The first meeting of the Patels and the Overlook neighbors was an awkward affair that left the Patels smarting from what they felt was untempered blame by the group. Nevertheless, shortly afterward, they drafted a letter insisting that they wanted to cooperate, and hired a lawyer — an Overlook resident who had served as moderator at the neighborhood meetings — to help figure out ways to stymie the prostitution trade.
The tender trap
That, of course, is the uphill battle. Prostitution is absolutely booming in Portland: In 1979, there were 350 arrests. In 1980. the number leaped 83 per cent to 740. This year, through October, there have been 860 arrests. Last year at this time, the number was 535.
On Interstate itself, it’s equally daunting. Last summer, there were no arrests at all in July, August, or September. This summer, there were 35, and in October, the arrests on Interstate topped those on Union Avenue, representing nearly 20 per cent of all prostitution arrests in the city.

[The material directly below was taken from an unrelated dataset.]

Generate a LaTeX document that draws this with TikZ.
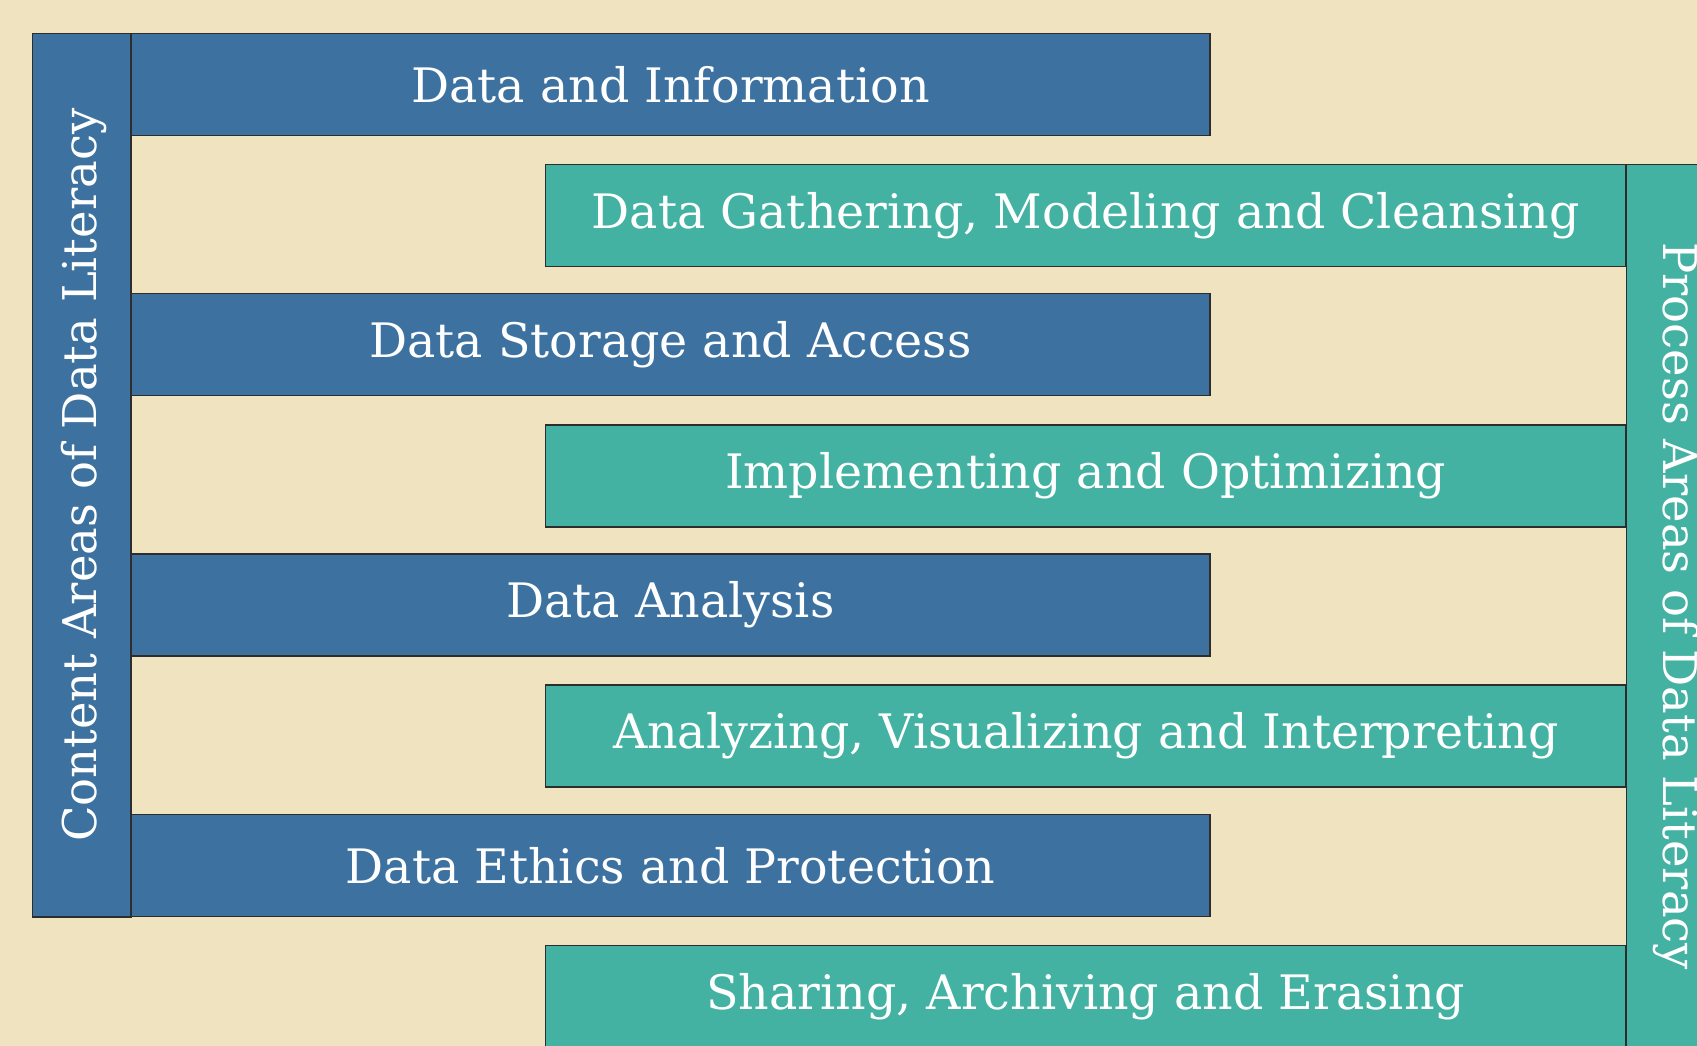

Cite any of the oft-cited reasons and it still seems that a reason is missing: the lousy economy has sent more women onto the streets; the crumbling nuclear family has left more of us without morals; Portland’s reputation as a soft touch for low life has attracted more trouble; overloaded dockets and overworked police hamstrung by fussy laws have made serious enforcement impossible. More important, jailing hookers does no good if you don’t get rid of the johns. Cynicism meets the news of one neighborhood’s reduction in prostitution when it’s realized that the hookers have probably just been booted to another hapless part of town. And in Portland, for whatever reason, the girls keep getting younger and come in pistol-whipped and welted by wire hangers. No one will try to argue that the ugliness stops at one neighborhood’s borders.
What’s being done? In Overlook, the initial excitement has simmered down, and the cold fall rain has provided a lucky break from last summer. A few battles have been won, a few lost. The neighborhood’s new awareness is the biggest accomplishment: the tentative truce between them and the Patels the hardest-fought and most promising.

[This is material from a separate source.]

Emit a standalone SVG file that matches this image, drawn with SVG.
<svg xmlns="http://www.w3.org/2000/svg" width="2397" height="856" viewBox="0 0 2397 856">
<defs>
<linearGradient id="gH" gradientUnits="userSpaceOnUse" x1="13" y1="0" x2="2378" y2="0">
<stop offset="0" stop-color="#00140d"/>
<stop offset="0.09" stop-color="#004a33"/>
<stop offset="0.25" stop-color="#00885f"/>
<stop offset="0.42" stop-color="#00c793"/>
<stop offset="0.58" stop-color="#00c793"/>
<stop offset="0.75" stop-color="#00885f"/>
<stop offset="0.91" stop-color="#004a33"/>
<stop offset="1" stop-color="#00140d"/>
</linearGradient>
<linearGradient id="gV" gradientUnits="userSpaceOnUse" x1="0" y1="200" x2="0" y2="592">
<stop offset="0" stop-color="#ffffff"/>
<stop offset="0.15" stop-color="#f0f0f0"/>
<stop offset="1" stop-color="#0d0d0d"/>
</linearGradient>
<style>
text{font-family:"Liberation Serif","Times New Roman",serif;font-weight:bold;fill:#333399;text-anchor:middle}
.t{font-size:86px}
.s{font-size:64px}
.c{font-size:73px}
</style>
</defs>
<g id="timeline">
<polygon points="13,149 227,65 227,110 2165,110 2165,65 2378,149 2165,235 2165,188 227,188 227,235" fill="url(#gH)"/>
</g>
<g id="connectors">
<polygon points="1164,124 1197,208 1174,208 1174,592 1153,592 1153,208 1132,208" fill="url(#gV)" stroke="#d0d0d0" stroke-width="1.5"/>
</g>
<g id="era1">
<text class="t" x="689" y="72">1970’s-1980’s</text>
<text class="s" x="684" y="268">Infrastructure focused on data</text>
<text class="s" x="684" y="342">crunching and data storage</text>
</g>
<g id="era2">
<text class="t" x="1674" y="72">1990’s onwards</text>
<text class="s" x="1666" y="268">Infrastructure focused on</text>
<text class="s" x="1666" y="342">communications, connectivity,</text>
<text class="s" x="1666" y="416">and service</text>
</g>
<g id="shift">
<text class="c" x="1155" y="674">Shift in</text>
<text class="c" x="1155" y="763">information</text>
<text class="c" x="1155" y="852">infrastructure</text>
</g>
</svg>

The three schools on Interstate — Beach, Ockley Green, and Pope John XXIII — are also bracing for the next bout of warm weather. Beach Principal Charles Anthony plans to bring in a school nurse to counsel girls at the school, and parent advisory committees (one of which is headed by Ramesh Patel) are hashing out a plan for the spring. In a few weeks, ludge Kimbcrly Frankel is leading a talk on “street sense” for area parents and girls.
There are other cheering signs: Kaiser Permanente, which anchors the southern end of Interstate, recently leveled one of the grimier motels and began construction on a $7.5 million regional headquarters building. The Navy contract, which would have brought hundreds of sailors to live on Swan Island for 16 months, was given to a firm in Seattle. A few motel owners have discovered
that raising room rates above $20 and requiring photo identification is nearly always enough to scare off unsavory traffic. And the North Portland police promise that next year on Interstate would not be a summer of love. “We’re working on long-range plans,” says Lt. Robert Peschka. “If the girls think they can get away with it here, they’re wrong, because Lt. Peschka’s going to have his troops and have at ‘em.”
It’s not all encouraging, though. One battle neighborhood activists have nearly conceded is with The Oregonian, whom they tried to convince to publish the names of people arrested in connection with prostitution. Police, sociologists, and even Oregonian City Editor Judd Randall believe that helps dissuade customers who’d rather remain anonymous, and Eugene police and the Eugene Register-Guard found it helpful in quashing Eugene’s spread of prostitution
a few years back. “In some cases, like if some prominent person knew their name would be published, they might be discouraged,” says Randall, “but at the same time, there’s a hell of a lot of people who wouldn’t care. We’re not going to do it. The amount of space required and the nature of the crime is not sufficient. We’ve discussed it quite a bit, and thought about it good and hard.”
More worrisome, say neighborhood people, is that a few motels haven’t made clear that they’re willing to help battle the problem. Among them arc a few that, willing or not, were the center of much of last summer’s action. Still, Overlook residents say, they will keep faith with themselves and their own way of wrestling with trouble — for that matter, no one in the neighborhood, it seems, puts much stock in County Commissioner Gordon Shadburne’s much-ballyhooed task force on prostitution.
“Everyone in Overlook is just as determined as I am,” says one resident firmly. “No one’s leaving. This is our neighborhood. We won’t get driven out.”